[start]

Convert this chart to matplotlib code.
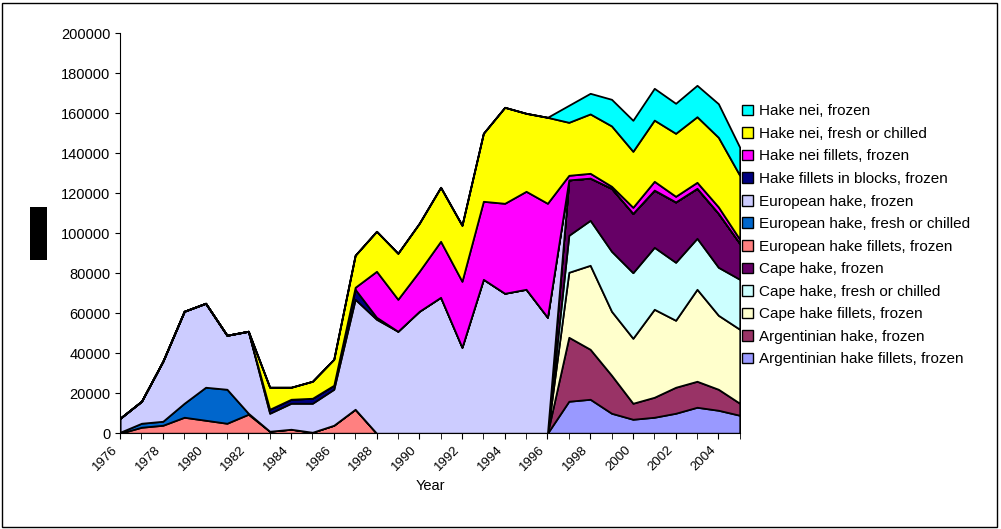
import matplotlib.pyplot as plt
import matplotlib.patches as mpatches
import numpy as np

plt.rcParams['font.family'] = ['Liberation Sans', 'DejaVu Sans']

years = list(range(1976, 2006))
z21 = [0] * 21
z9 = [0] * 9

arg_fillets = z21 + [16000, 17000, 10000, 7000, 8000, 10000, 13000, 11500, 9000]
arg_frozen = z21 + [32000, 25000, 19000, 8000, 10000, 13000, 13000, 10500, 6000]
cape_fillets = z21 + [32500, 42000, 32000, 32500, 44000, 33500, 46000, 37000, 37000]
cape_fresh = z21 + [18500, 22500, 30000, 32800, 31000, 29000, 25500, 24000, 25000]
cape_frozen = z21 + [27700, 21100, 31500, 29700, 28600, 30200, 25000, 27000, 18000]
euro_fillets = [0, 3000, 4000, 8000, 6500, 5000, 9500, 1000, 2000, 500, 4000, 12000] + [0] * 9 + z9
euro_fresh = [500, 2000, 2000, 7000, 16500, 17000, 500] + [0] * 14 + z9
euro_frozen = [7000, 11000, 30000, 46000, 42000, 27000, 41000, 9000, 13000, 14500, 18000,
               55000, 57000, 51000, 61000, 68000, 43000, 77000, 70000, 72000, 58000] + z9
blocks = [0] * 7 + [2000, 2000, 2500, 2000, 5000, 1000] + [0] * 8 + z9
nei_fillets = [0] * 11 + [1000, 23000, 16000, 20000, 28000, 33000, 39000, 45000, 49000, 57000] + \
              [2300, 2400, 1000, 3000, 4400, 2800, 3000, 3200, 2000]
nei_fresh = [0] * 7 + [11000, 6000, 8500, 13000, 16000, 20000, 23000, 24000, 27000, 28000,
                       34000, 48000, 39000, 43000] + \
            [26500, 29700, 30200, 28000, 30600, 31500, 32800, 34800, 32000]
nei_frozen = z21 + [8500, 10300, 13300, 15500, 15900, 15000, 15700, 16800, 14000]

series = [arg_fillets, arg_frozen, cape_fillets, cape_fresh, cape_frozen, euro_fillets,
          euro_fresh, euro_frozen, blocks, nei_fillets, nei_fresh, nei_frozen]
labels = ['Argentinian hake fillets, frozen', 'Argentinian hake, frozen', 'Cape hake fillets, frozen',
          'Cape hake, fresh or chilled', 'Cape hake, frozen', 'European hake fillets, frozen',
          'European hake, fresh or chilled', 'European hake, frozen', 'Hake fillets in blocks, frozen',
          'Hake nei fillets, frozen', 'Hake nei, fresh or chilled', 'Hake nei, frozen']
colors = ['#9999FF', '#993366', '#FFFFCC', '#CCFFFF', '#660066', '#FF8080',
          '#0066CC', '#CCCCFF', '#000080', '#FF00FF', '#FFFF00', '#00FFFF']

fig = plt.figure(figsize=(10.01, 5.29), dpi=100)
ax = fig.add_axes([0.12, 0.181, 0.619, 0.756])
x = np.arange(len(years))
ax.stackplot(x, *series, colors=colors, edgecolor='black', linewidth=1.3)

ax.set_xlim(0, len(years) - 1)
ax.set_ylim(0, 200000)
ax.set_yticks(range(0, 200001, 20000))
ax.set_xticks(x, minor=True)
ax.set_xticks(x[::2])
ax.set_xticklabels([str(y) for y in years[::2]], rotation=45, ha='right', fontsize=9.5)
ax.tick_params(axis='y', labelsize=10.5)
ax.tick_params(axis='x', which='both', length=4)
ax.spines['top'].set_visible(False)
ax.spines['right'].set_visible(False)
ax.set_xlabel('Year', fontsize=10.5)

handles = [mpatches.Patch(facecolor=c, edgecolor='black', label=l) for c, l in zip(colors, labels)]
fig.legend(handles=handles[::-1], loc='center left', bbox_to_anchor=(0.728, 0.555), frameon=False,
           fontsize=11, handlelength=0.7, handleheight=0.7, labelspacing=0.56, handletextpad=0.4)

fig.patches.append(mpatches.Rectangle((0.030, 0.508), 0.017, 0.1, transform=fig.transFigure,
                                      facecolor='black'))
fig.patches.append(mpatches.Rectangle((0.002, 0.004), 0.994, 0.99, transform=fig.transFigure,
                                      fill=False, edgecolor='black', linewidth=1))
fig.savefig('out.png', dpi=100)
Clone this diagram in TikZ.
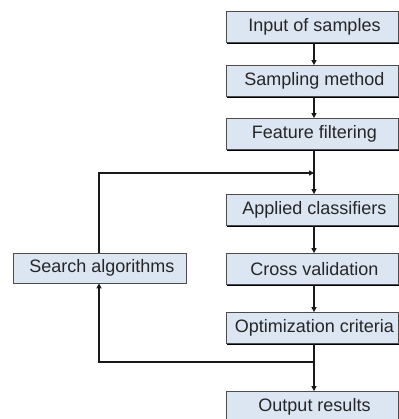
\documentclass[tikz,border=0pt]{standalone}
\usepackage{fontspec}
\setmainfont{Liberation Sans}
\usetikzlibrary{arrows.meta,shadows}
\definecolor{boxfill}{RGB}{220,230,242}
\tikzset{
  stage/.style={draw=black!70, line width=0.8bp, fill=boxfill,
    minimum width=172bp, minimum height=31bp, inner sep=0pt,
    font=\fontsize{18bp}{21bp}\selectfont, text=black!85,
    execute at begin node=\hspace*{5bp},
    drop shadow={shadow xshift=1.3bp, shadow yshift=-1.3bp, fill=black, opacity=1}},
  flow/.style={line width=1.7bp, draw=black!90,
    -{Triangle[length=5bp,width=5bp]}},
}
\begin{document}
\begin{tikzpicture}[x=1bp,y=-1bp]
\useasboundingbox (0,0) rectangle (399,419);
\clip (0,0) rectangle (399,419);
% main pipeline
\node[stage] (inp) at (312,27)  {Input of samples};
\node[stage] (smp) at (312,81)  {Sampling method};
\node[stage] (flt) at (312,134) {Feature filtering};
\node[stage] (cls) at (312,210) {Applied classifiers};
\node[stage] (cv)  at (312,269) {Cross validation};
\node[stage] (opt) at (312,328) {Optimization criteria};
\node[stage] (out) at (312,407) {Output results};
% feedback block
\node[stage, minimum width=173bp, minimum height=30bp] (srch) at (99.5,268) {Search algorithms};
% routing helpers
\coordinate (spine) at (314,0);
\coordinate (loopT) at (99,173);
\coordinate (loopB) at (99,362);
% pipeline connectors
\draw[flow] (inp.south -| spine) -- (smp.north -| spine);
\draw[flow] (smp.south -| spine) -- (flt.north -| spine);
\draw[flow] (flt.south -| spine) -- (cls.north -| spine);
\draw[flow] (cls.south -| spine) -- (cv.north -| spine);
\draw[flow] (cv.south -| spine) -- (opt.north -| spine);
\draw[flow] (opt.south -| spine) -- (out.north -| spine);
% feedback loop
\draw[flow] (srch.north -| loopT) -- (loopT) -- (loopT -| spine);
\draw[flow] (loopB -| spine) -- (loopB) -- (srch.south -| loopB);
\end{tikzpicture}
\end{document}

[end]

Task – Set down word for word the lines from the first entry through the line with "nei_frozen = z21", both included, omitting pictures.

In response –
Convert this chart to matplotlib code.
import matplotlib.pyplot as plt
import matplotlib.patches as mpatches
import numpy as np

plt.rcParams['font.family'] = ['Liberation Sans', 'DejaVu Sans']

years = list(range(1976, 2006))
z21 = [0] * 21
z9 = [0] * 9

arg_fillets = z21 + [16000, 17000, 10000, 7000, 8000, 10000, 13000, 11500, 9000]
arg_frozen = z21 + [32000, 25000, 19000, 8000, 10000, 13000, 13000, 10500, 6000]
cape_fillets = z21 + [32500, 42000, 32000, 32500, 44000, 33500, 46000, 37000, 37000]
cape_fresh = z21 + [18500, 22500, 30000, 32800, 31000, 29000, 25500, 24000, 25000]
cape_frozen = z21 + [27700, 21100, 31500, 29700, 28600, 30200, 25000, 27000, 18000]
euro_fillets = [0, 3000, 4000, 8000, 6500, 5000, 9500, 1000, 2000, 500, 4000, 12000] + [0] * 9 + z9
euro_fresh = [500, 2000, 2000, 7000, 16500, 17000, 500] + [0] * 14 + z9
euro_frozen = [7000, 11000, 30000, 46000, 42000, 27000, 41000, 9000, 13000, 14500, 18000,
               55000, 57000, 51000, 61000, 68000, 43000, 77000, 70000, 72000, 58000] + z9
blocks = [0] * 7 + [2000, 2000, 2500, 2000, 5000, 1000] + [0] * 8 + z9
nei_fillets = [0] * 11 + [1000, 23000, 16000, 20000, 28000, 33000, 39000, 45000, 49000, 57000] + \
              [2300, 2400, 1000, 3000, 4400, 2800, 3000, 3200, 2000]
nei_fresh = [0] * 7 + [11000, 6000, 8500, 13000, 16000, 20000, 23000, 24000, 27000, 28000,
                       34000, 48000, 39000, 43000] + \
            [26500, 29700, 30200, 28000, 30600, 31500, 32800, 34800, 32000]
nei_frozen = z21 + [8500, 10300, 13300, 15500, 15900, 15000, 15700, 16800, 14000]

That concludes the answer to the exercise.